Erica Kennedy caused a furore of response on her blog when she defined Feminista using photos of celebrities to illustrate her points. In interviews she seemed eloquent “I never felt comfortable calling myself a feminist because that word has so many negative connotations. The stereotype of the hairy, man-hating woman...Feminista is...the modern woman who is making her own choices... Being a feminista is about tapping into our unique female attributes and living authentically instead of defining ourselves by male standards of success.”

With this as background, Carolyn and I were excited about reading the book, looking forward to a new perspective on feminism for the modern woman. Sadly we were disappointed. Feminista is more chick lit than thought provoking; too much name-dropping Fashionista and, despite what EK had said, too much anti-male aggression to appeal to me.

So what’s it about? Sydney Zamora, who writes for a celebrity magazine and is very dismissive of all her friends who have deserted her by getting married and becoming obsessed with their children, decides she needs to get married. The novel is her quest for a husband.

EK does raise a lot of issues of interest to women – salary inequality; the meaning of marriage - but sadly she deals with them through extended rants by Sydney, angry soliloquies which alienated me and thus lost any impact. I felt the author was pressing points that bug her in life, overtly using her heroine as a voice. That became distracting.

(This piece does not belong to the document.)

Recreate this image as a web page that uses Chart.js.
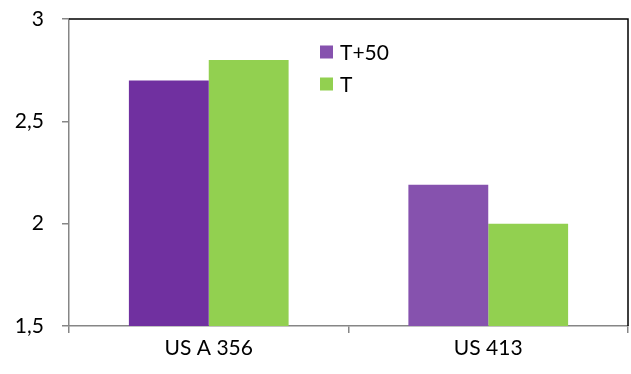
<!DOCTYPE html>
<html>
<head>
<meta charset="UTF-8">
<title>US A 356 / US 413</title>
<script src="https://cdn.jsdelivr.net/npm/chart.js"></script>
<style>
    html, body { margin: 0; padding: 0; background: #fff; }
    #wrap { width: 631px; height: 374px; position: relative; }
</style>
</head>
<body>
<div id="wrap"><canvas id="chart"></canvas></div>
<script>
    // data
    const categories = ['US A 356', 'US 413'];
    const seriesNames = ['T+50', 'T'];
    const valuesT50 = [2.70, 2.19];
    const valuesT = [2.80, 2.00];
    const yTicks = [1.5, 2, 2.5, 3];

    const purple = ['#7030A0', '#8652AE'];
    const green = '#92D050';
    const axisGray = '#868686';
    const fontFamily = 'Lato, "Open Sans", sans-serif';

    // black frame on top and right, as in the original
    const framePlugin = {
        id: 'frame',
        afterDatasetsDraw(chart) {
            const a = chart.chartArea, ctx = chart.ctx;
            ctx.save();
            ctx.strokeStyle = '#000';
            ctx.lineWidth = 1.5;
            ctx.beginPath();
            ctx.moveTo(a.left, a.top);
            ctx.lineTo(a.right, a.top);
            ctx.lineTo(a.right, a.bottom);
            ctx.stroke();
            ctx.restore();
        }
    };

    // legend inside the plot area
    const legendPlugin = {
        id: 'innerLegend',
        afterDraw(chart) {
            const ctx = chart.ctx;
            const x = 320, y0 = 52, step = 32, box = 13;
            ctx.save();
            ctx.font = '21px ' + fontFamily;
            ctx.textBaseline = 'middle';
            chart.data.datasets.forEach((ds, i) => {
                const y = y0 + i * step;
                const col = Array.isArray(ds.backgroundColor) ? ds.backgroundColor[ds.backgroundColor.length - 1] : ds.backgroundColor;
                ctx.fillStyle = col;
                ctx.fillRect(x, y - box / 2, box, box);
                ctx.fillStyle = '#000';
                ctx.fillText(ds.label, x + 20, y + 1);
            });
            ctx.restore();
        }
    };

    new Chart(document.getElementById('chart'), {
        type: 'bar',
        data: {
            labels: categories,
            datasets: [
                { label: seriesNames[0], data: valuesT50, backgroundColor: purple },
                { label: seriesNames[1], data: valuesT, backgroundColor: green }
            ]
        },
        options: {
            responsive: true,
            maintainAspectRatio: false,
            animation: false,
            layout: { padding: { top: 19, right: 3, left: 0, bottom: 0 } },
            datasets: { bar: { categoryPercentage: 2 / 3.5, barPercentage: 1, borderWidth: 0 } },
            plugins: { legend: { display: false }, tooltip: { enabled: false } },
            scales: {
                x: {
                    offset: true,
                    grid: { offset: true, drawOnChartArea: false, tickLength: 7, color: axisGray, lineWidth: 1.5 },
                    border: { color: axisGray, width: 1.5 },
                    ticks: { color: '#000', font: { family: fontFamily, size: 21 }, padding: 3 },
                    afterFit(s) { s.height = 48; }
                },
                y: {
                    min: yTicks[0],
                    max: yTicks[yTicks.length - 1],
                    afterBuildTicks(s) { s.ticks = yTicks.map(v => ({ value: v })); },
                    grid: { drawOnChartArea: false, tickLength: 7, color: axisGray, lineWidth: 1.5 },
                    border: { color: axisGray, width: 1.5 },
                    ticks: {
                        color: '#000',
                        font: { family: fontFamily, size: 21 },
                        padding: 18,
                        callback: v => String(v).replace('.', ',')
                    },
                    afterFit(s) { s.width = 69; s.paddingTop = 0; s.paddingBottom = 0; }
                }
            }
        },
        plugins: [framePlugin, legendPlugin]
    });
</script>
</body>
</html>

Sydney for us was too judgemental of everyone around her; too negative a character to be a positive role model for today’s women. She’s supposed to be “smart as hell” but spent too much time drifting through her life and moaning, not taking control. The Feminista image didn’t work for us; too abrasive - and too much high fashion. I cannot get excited about $795 “Lanvin flats” worn by Elle Macpherson like Sydney does. To me that is not empowering. But high fashion is not my thing and I’m sure there are many women who would relate to this definition.

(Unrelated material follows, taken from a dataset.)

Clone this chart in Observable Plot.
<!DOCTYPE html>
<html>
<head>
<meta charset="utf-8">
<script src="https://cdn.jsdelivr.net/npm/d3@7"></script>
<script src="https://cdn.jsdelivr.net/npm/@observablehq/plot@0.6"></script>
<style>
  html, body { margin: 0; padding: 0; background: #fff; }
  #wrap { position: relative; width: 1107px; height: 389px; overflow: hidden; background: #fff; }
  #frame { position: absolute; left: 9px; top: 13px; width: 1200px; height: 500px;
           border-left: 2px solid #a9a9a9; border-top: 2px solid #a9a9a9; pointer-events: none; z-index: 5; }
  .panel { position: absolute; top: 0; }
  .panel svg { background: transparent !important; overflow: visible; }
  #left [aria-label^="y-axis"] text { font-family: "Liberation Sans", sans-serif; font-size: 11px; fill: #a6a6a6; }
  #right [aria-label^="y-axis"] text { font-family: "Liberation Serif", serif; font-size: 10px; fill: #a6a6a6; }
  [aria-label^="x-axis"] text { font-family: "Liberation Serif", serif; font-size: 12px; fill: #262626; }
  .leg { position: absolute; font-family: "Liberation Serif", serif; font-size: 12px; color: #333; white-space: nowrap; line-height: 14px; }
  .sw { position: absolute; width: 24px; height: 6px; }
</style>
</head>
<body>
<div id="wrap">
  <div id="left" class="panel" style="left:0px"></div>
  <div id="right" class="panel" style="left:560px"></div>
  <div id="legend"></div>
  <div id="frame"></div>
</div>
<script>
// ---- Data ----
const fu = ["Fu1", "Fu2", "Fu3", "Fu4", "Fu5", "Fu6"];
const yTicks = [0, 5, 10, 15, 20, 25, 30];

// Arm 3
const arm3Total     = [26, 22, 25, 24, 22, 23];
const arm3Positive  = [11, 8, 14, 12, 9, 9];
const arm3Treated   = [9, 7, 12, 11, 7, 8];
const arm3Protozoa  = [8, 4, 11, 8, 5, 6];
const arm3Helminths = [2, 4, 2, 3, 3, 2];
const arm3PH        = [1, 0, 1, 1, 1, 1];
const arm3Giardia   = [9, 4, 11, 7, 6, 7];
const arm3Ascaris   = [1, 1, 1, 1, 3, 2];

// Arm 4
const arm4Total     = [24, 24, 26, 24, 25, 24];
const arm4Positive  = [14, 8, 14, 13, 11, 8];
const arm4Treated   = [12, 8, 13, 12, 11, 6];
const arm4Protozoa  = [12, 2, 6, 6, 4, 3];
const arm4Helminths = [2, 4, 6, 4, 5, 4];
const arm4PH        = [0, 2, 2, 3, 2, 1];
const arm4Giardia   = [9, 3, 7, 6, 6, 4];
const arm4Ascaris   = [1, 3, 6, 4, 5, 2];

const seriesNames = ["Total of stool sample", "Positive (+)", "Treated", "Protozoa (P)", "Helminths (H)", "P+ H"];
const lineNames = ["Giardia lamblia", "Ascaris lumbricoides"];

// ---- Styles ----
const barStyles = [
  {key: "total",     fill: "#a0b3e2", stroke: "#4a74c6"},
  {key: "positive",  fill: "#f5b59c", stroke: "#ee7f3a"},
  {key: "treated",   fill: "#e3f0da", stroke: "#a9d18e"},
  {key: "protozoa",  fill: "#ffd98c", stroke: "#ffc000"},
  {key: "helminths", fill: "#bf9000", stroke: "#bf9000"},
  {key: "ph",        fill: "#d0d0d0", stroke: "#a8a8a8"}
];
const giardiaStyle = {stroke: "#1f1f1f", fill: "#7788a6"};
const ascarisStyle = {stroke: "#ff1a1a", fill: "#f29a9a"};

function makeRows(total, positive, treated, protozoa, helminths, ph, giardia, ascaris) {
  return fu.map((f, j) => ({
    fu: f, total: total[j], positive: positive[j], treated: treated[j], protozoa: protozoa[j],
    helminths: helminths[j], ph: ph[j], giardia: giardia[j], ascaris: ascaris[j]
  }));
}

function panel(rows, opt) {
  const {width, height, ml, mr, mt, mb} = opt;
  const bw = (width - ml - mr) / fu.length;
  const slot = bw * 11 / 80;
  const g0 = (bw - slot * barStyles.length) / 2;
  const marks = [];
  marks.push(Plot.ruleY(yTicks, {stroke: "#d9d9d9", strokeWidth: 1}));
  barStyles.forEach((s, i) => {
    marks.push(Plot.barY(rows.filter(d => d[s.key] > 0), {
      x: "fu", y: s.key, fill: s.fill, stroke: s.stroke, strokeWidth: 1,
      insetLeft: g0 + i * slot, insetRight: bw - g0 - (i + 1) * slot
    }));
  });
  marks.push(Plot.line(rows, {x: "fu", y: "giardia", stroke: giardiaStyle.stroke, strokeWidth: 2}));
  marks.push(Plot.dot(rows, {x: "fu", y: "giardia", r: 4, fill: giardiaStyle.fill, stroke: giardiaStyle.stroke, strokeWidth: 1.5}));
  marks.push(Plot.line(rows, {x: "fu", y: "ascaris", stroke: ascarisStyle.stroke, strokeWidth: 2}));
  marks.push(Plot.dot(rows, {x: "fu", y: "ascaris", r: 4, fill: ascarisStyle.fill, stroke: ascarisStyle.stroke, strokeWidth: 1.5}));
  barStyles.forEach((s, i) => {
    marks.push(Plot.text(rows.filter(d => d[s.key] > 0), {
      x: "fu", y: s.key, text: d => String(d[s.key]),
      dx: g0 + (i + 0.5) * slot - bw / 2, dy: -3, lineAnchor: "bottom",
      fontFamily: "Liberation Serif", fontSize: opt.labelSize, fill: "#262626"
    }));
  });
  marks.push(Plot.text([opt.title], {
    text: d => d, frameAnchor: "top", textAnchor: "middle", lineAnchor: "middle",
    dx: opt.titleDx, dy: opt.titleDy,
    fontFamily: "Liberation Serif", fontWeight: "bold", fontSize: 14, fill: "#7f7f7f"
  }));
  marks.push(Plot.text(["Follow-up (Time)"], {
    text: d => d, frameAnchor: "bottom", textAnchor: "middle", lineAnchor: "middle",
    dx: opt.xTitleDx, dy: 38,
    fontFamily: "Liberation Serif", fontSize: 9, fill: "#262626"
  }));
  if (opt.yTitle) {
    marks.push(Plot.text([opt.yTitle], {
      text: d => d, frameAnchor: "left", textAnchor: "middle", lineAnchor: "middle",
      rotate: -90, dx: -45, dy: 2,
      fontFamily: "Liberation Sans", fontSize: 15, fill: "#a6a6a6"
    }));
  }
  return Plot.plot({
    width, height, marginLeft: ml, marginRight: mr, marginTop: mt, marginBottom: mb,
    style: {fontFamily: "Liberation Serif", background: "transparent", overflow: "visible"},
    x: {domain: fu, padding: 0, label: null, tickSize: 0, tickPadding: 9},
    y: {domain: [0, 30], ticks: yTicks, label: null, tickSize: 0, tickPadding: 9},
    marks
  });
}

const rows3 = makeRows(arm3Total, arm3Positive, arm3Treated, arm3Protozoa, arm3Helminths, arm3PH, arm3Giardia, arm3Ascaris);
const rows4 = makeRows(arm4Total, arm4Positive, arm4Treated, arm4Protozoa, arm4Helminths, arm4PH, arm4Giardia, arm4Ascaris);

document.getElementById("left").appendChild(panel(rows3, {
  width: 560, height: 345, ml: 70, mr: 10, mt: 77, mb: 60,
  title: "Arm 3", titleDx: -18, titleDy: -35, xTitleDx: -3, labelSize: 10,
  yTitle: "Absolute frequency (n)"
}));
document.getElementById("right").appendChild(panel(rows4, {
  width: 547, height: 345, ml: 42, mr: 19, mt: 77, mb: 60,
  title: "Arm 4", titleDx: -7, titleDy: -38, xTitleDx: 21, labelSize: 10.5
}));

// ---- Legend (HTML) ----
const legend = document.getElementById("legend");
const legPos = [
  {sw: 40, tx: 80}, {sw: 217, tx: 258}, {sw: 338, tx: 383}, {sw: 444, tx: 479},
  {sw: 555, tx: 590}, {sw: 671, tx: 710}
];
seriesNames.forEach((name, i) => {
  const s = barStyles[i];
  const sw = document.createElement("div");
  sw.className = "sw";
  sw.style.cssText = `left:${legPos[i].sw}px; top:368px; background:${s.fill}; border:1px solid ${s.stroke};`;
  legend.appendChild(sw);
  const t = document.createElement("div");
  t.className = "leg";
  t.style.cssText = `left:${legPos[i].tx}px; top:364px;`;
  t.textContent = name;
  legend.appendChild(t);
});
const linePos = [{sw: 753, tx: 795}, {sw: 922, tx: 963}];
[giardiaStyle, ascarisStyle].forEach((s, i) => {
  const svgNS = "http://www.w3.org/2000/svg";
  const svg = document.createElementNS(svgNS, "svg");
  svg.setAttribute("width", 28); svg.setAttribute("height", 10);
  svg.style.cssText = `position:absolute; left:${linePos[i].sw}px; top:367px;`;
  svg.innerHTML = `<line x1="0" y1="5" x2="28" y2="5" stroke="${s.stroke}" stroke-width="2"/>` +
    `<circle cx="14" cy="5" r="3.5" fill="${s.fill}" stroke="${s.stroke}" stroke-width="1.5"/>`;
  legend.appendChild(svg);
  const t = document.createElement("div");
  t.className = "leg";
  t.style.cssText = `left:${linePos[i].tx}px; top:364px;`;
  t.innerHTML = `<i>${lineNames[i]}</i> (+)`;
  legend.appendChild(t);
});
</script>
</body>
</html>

We agreed that a new label is needed. Carolyn said “I think the time for "feminism" to be used to describe our situation has come to a close. We need to think of a new word or concept to talk about women like you and me, for example. For me it's about support. I may not agree with your CHOICE to give up your career to stay at home and care for your children but that doesn't matter. I'm not here to judge your choices. As a "feminist" I'm here to give you the support your need to help you execute your choice. I'm not into the judgement thing, and if there's one thing that turned me off of the main character, it's that she was so judgemental... Anger. That's what got the movements started so many decades ago. I'm not sure if anger is driving women today. Maybe it is. But my guess is that we're looking for support. Anger is an outdated notion, in my opinion.”

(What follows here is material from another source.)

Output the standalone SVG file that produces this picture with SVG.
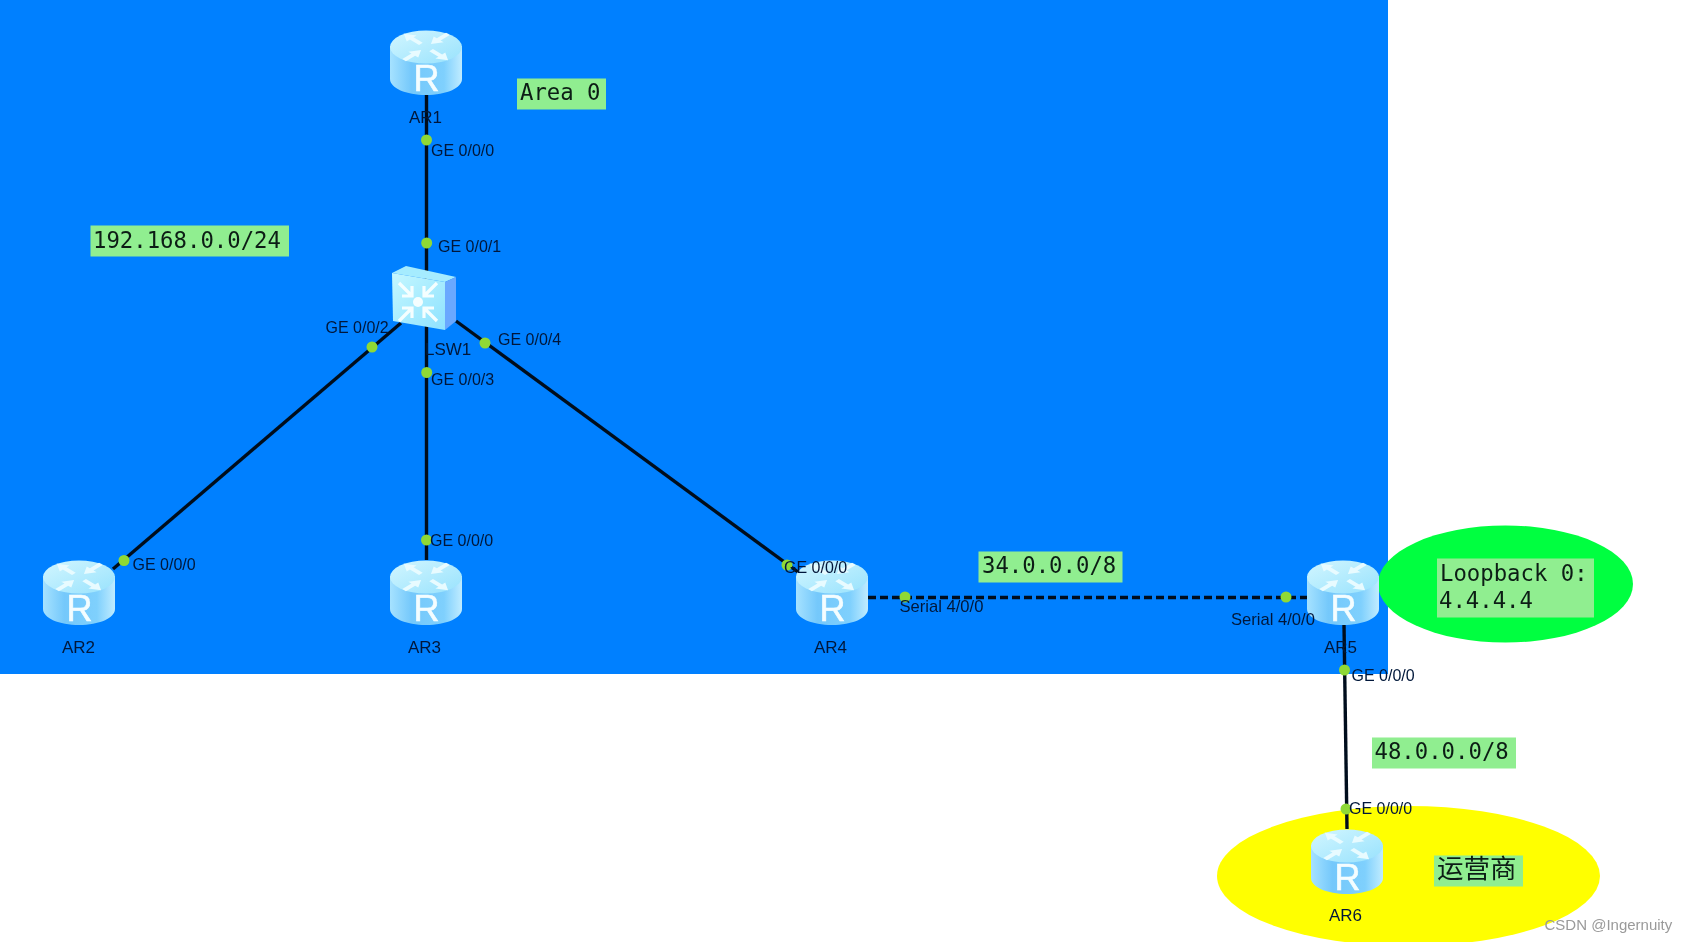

There were some things we liked; it’s an interesting insight into New York celebrity/society life. There’s a fun story in there which picks up pace – despite the twee ending. I liked the cover! Some readers do get the Feminista message. “Sydney is trying to work out her politics in a messy world which doesn't always cooperate with her...I think Kennedy does an excellent job of portraying Sydney's struggles to figure it all out.” (Amazon reviewer). Others don’t. A comment on EK’s blog was critical of the misconceived marketing pitch EK is using, which indeed drew us in with false expectations. “How you even attempt to link this book to a pseudo-intellectual debate on feminism is offensive. Honestly Sydney a new order feminist? What?!? She isn't even a good character in a bad chick lit novel. And this is a bad chick lit novel & nothing more.”

For Carolyn and I, Feminista is New York Fashionista chick lit. Read it if you enjoy hearing about clothes, shoes, bags, trendy restaurants and celebrity parties. But if you want a read to challenge your mind on what makes the modern, thinking woman, it’s not necessarily for you.